Pakal the Great, political ruler and living god for the ancient Maya Mayan Emperor Pakal the Great was born on March 603, he was ruler of the Mayan city of Palenque in the Late Classic period of pre-Columbian Mesoamerican chronology. His full name was K’inich Janaab’ Pakal. During a long reign of approximately 68 years, Pakal was responsible for the construction or extension of some of Palenque’s most notable surviving inscriptions and monumental architecture. Pakal ascended the throne at age 12 in July 615, and lived to the age of 80, dying in August 683. The stairway leading down to Pakal’s tomb, within the main building in the Palenque archeological site (known as The Temple of Inscriptions), was discovered by Mexican archeologist Alberto Ruz Lhuillier in 1948, but was finally uncovered in 1952. His skeletal remains were still lying in his coffin, wearing a jade mask and bead necklaces. The tomb contained spectacular works of art, some of the most spectacular art yet found in the Maya world.

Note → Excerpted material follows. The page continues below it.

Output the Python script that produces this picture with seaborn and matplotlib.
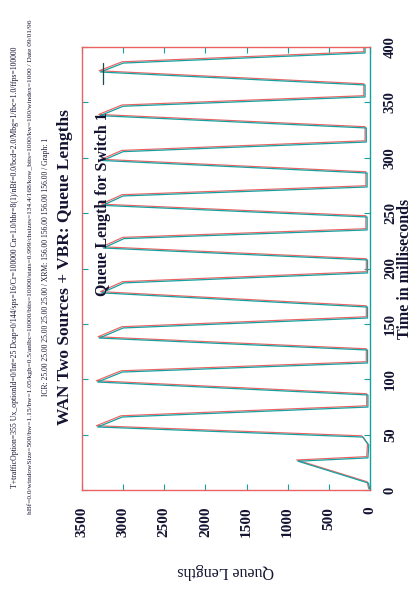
import matplotlib
matplotlib.use("Agg")
import matplotlib.pyplot as plt
import matplotlib.transforms as mtransforms
import seaborn as sns
import pandas as pd

# ---------------- data ----------------
time_ms = [0, 6.3, 26.0, 29.0, 40.6, 47.8,
           56.9, 65.9, 74.9, 85.8,
           97.5, 106.5, 114.7, 126.4,
           137.2, 146.3, 155.3, 165.2,
           178.0, 187.0, 196.0, 207.7,
           218.5, 227.0, 234.8, 246.5,
           257.0, 265.5, 273.6, 286.2,
           297.5, 305.5, 314.2, 326.9,
           338.0, 346.5, 354.9, 365.7,
           377.4, 385.5, 394.6, 400.0]
queue_len = [0, 20, 875, 25, 15, 85,
             3310, 3010, 25, 25,
             3310, 3010, 30, 30,
             3290, 3000, 30, 30,
             3260, 2990, 30, 30,
             3240, 2990, 35, 35,
             3250, 3000, 35, 35,
             3250, 3000, 45, 45,
             3280, 3000, 60, 60,
             3277, 2998, 60, 60]

cursor_queue = [3250, 3250]
cursor_time = [367, 386]

queue_ticks = [0, 500, 1000, 1500, 2000, 2500, 3000, 3500]
time_ticks = [0, 50, 100, 150, 200, 250, 300, 350, 400]

title = "WAN Two Sources + VBR: Queue Lengths"
subtitle = "Queue Length for Switch 1"
header_lines = [
    "T+trafficOption=355 Ux_optionId=0/Int=25 Dcap=0/144/sps=16/Cr=100000 Cn=1.0/hbr=8(1)/nBf=0.0/bcd=2.0/Mbg=1/fbc=1.0/ffps=100000",
    "hBf=0.0/windowSize=500/hw=1.15/bw=1.05/kgh=0.5/anlbc=10000/bits=10000/stats=0.999/chsizes=134.4/168/kow_bits=1000/kw=100/windex=1000 / Date 09/01/96",
    "ICR: 25.00 25.00 25.00 25.00 25.00 / XRM: 156.00 156.00 156.00 156.00 / Graph: 1",
]

df = pd.DataFrame({"queue": queue_len, "time": time_ms})
cursor_df = pd.DataFrame({"queue": cursor_queue, "time": cursor_time})

# ---------------- style ----------------
sns.set_theme(style="white")
plt.rcParams["font.family"] = ["Liberation Serif", "DejaVu Serif"]

TEAL = "#17a0a0"
RED = "#ea6262"
INK = "#141432"

fig = plt.figure(figsize=(4.12, 5.90), dpi=100)
W, H = 412, 590
L, R, T, B = 82, 370, 47, 490
ax = fig.add_axes([L / W, 1 - B / H, (R - L) / W, (B - T) / H])

shift = mtransforms.ScaledTranslation(-0.9 / 72, 0.9 / 72, fig.dpi_scale_trans)

# red fringe line then teal line
sns.lineplot(data=df, x="queue", y="time", sort=False, estimator=None,
             color=RED, linewidth=0.85, ax=ax, orient="y")
ax.lines[-1].set_transform(ax.transData + shift)
sns.lineplot(data=df, x="queue", y="time", sort=False, estimator=None,
             color=TEAL, linewidth=0.9, ax=ax, orient="y")
sns.lineplot(data=cursor_df, x="queue", y="time", sort=False, estimator=None,
             color="#1a4a4a", linewidth=0.9, ax=ax, orient="y")

ax.set_xlim(3500, 0)
ax.set_ylim(0, 400)
ax.set_xticks(queue_ticks)
ax.set_yticks(time_ticks)
ax.set_xticklabels([str(v) for v in queue_ticks], rotation=90,
                   fontsize=11, fontweight="bold", color=INK)
ax.set_yticklabels([str(v) for v in time_ticks], rotation=90,
                   fontsize=10.5, fontweight="bold", color=INK)
ax.tick_params(axis="both", direction="in", length=4, width=0.8, color=TEAL,
               top=True, bottom=True, left=True, right=True,
               labelleft=False, labelright=True, labelbottom=True, labeltop=False)
ax.tick_params(axis="x", pad=12)
ax.tick_params(axis="y", pad=10)
for lab in ax.get_yticklabels():
    lab.set_verticalalignment("center")

for name, sp in ax.spines.items():
    sp.set_visible(True)
    sp.set_linewidth(1.0)
    sp.set_color(TEAL if name == "right" else RED)

ax.set_xlabel("Queue Lengths", fontsize=11.5, color=INK, rotation=180)
ax.xaxis.set_label_coords(0.5, -(571 - B) / (B - T))
ax.xaxis.label.set_verticalalignment("center")
ax.set_ylabel("Time in milliseconds", fontsize=11.5, fontweight="bold", color=INK,
              rotation=90)
ax.yaxis.set_label_position("right")
ax.yaxis.set_label_coords((405 - L) / (R - L), 0.5)
ax.yaxis.label.set_verticalalignment("center")
ax.yaxis.label.set_horizontalalignment("center")
ax.yaxis.label.set_rotation_mode("default")

ax.text(3250, 258, subtitle, rotation=90, ha="center", va="center",
        fontsize=11.5, fontweight="bold", color=INK)

fig.text(65 / W, 1 - 267 / H, title, rotation=90, ha="center", va="center",
         fontsize=12.5, fontweight="bold", color=INK)

for xpix, txt, fs in zip([15, 30, 46], header_lines, [5.6, 5.3, 5.5]):
    fig.text(xpix / W, 1 - 267 / H, txt, rotation=90, ha="center", va="center",
             fontsize=fs, color=INK)

fig.savefig("out.png", dpi=100, facecolor="white")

Pakal expanded Palenque’s power in the western part of the Maya states and initiated a building program at his capital that produced some of Maya civilization’s finest art and architecture. When Pakal’s tomb was opened, a huge sculpture of his head made of stucco was found underneath his sarcophagus, resembling the man’s face at age 30. The focus of Maya courtly art was the person of the king, seen as both political ruler and living god. Noble images like this one served to promote his absolute power.